### Instruction:
Take each line containing "seaborn" and report it exactly as written.

### Data extract:
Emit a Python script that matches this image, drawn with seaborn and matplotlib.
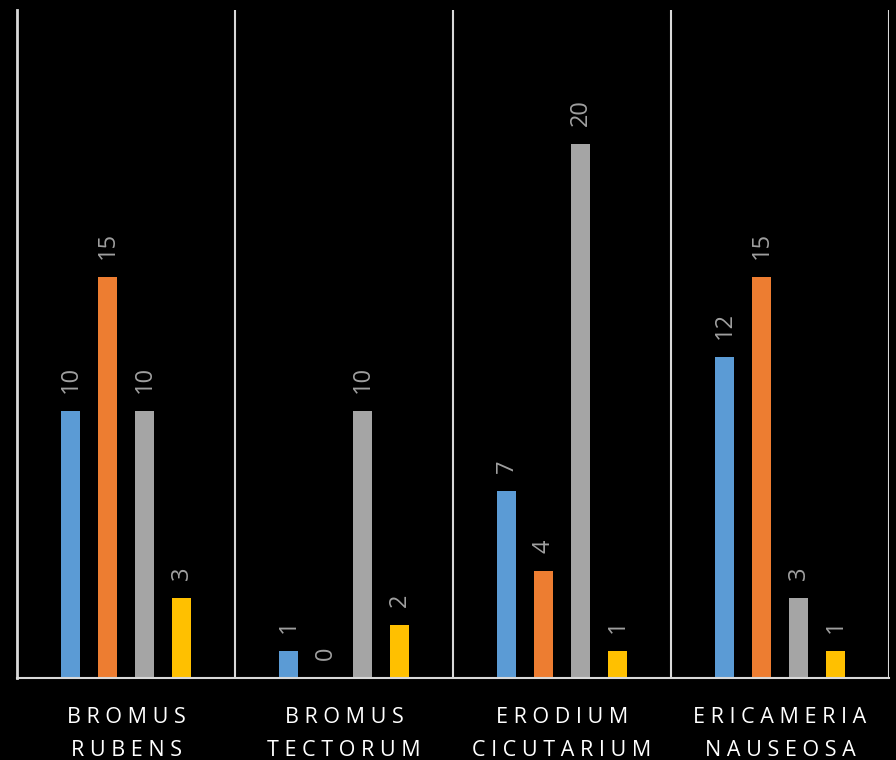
import pandas as pd
import numpy as np
import seaborn as sns
import matplotlib
matplotlib.use("Agg")
import matplotlib.pyplot as plt

# data
species = ["BROMUS\nRUBENS", "BROMUS\nTECTORUM", "ERODIUM\nCICUTARIUM", "ERICAMERIA\nNAUSEOSA"]
series = ["S1", "S2", "S3", "S4"]
s1 = [10, 1, 7, 12]
s2 = [15, 0, 4, 15]
s3 = [10, 10, 20, 3]
s4 = [3, 2, 1, 1]
colors = ["#5B9BD5", "#ED7D31", "#A5A5A5", "#FFC000"]

rows = []
for name, vals in zip(series, [s1, s2, s3, s4]):
    for sp, v in zip(species, vals):
        rows.append({"species": sp, "series": name, "value": v})
df = pd.DataFrame(rows)

sns.set_style("dark")
plt.rcParams['font.family'] = ['Open Sans', 'DejaVu Sans']

fig = plt.figure(figsize=(8.96, 7.6), dpi=100, facecolor="black")
ax = fig.add_axes([17/896, 82/760, 872/896, 668/760])
ax.set_facecolor("black")

sns.barplot(data=df, x="species", y="value", hue="series", order=species,
            hue_order=series, palette=colors, width=0.68, gap=0.49,
            legend=False, ax=ax, errorbar=None, saturation=1, linewidth=0)

for c in ax.containers:
    ax.bar_label(c, rotation=90, padding=13, color="#A0A0A0", fontsize=17)

ax.set_xlim(-0.5, 3.5)
ax.set_ylim(0, 25)
ax.set_yticks([])
ax.set_xlabel("")
ax.set_ylabel("")

# spaced-out uppercase labels
spaced = ["\n".join(" ".join(w) for w in s.split("\n")) for s in species]
ax.set_xticks(range(len(species)))
ax.set_xticklabels(spaced, color="white", fontsize=15.5, linespacing=1.75)
ax.tick_params(axis="x", length=0, pad=21)

for sp in ["top", "right"]:
    ax.spines[sp].set_visible(False)
ax.spines["left"].set_color("#D9D9D9")
ax.spines["left"].set_linewidth(2)
ax.spines["bottom"].set_color("#D9D9D9")
ax.spines["bottom"].set_linewidth(1.5)
for xv in [0.5, 1.5, 2.5, 3.5]:
    ax.axvline(xv, color="#D9D9D9", linewidth=1.5)
ax.grid(False)

fig.savefig("out.png", dpi=100, facecolor="black")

### Task solution:
Emit a Python script that matches this image, drawn with seaborn and matplotlib.
import seaborn as sns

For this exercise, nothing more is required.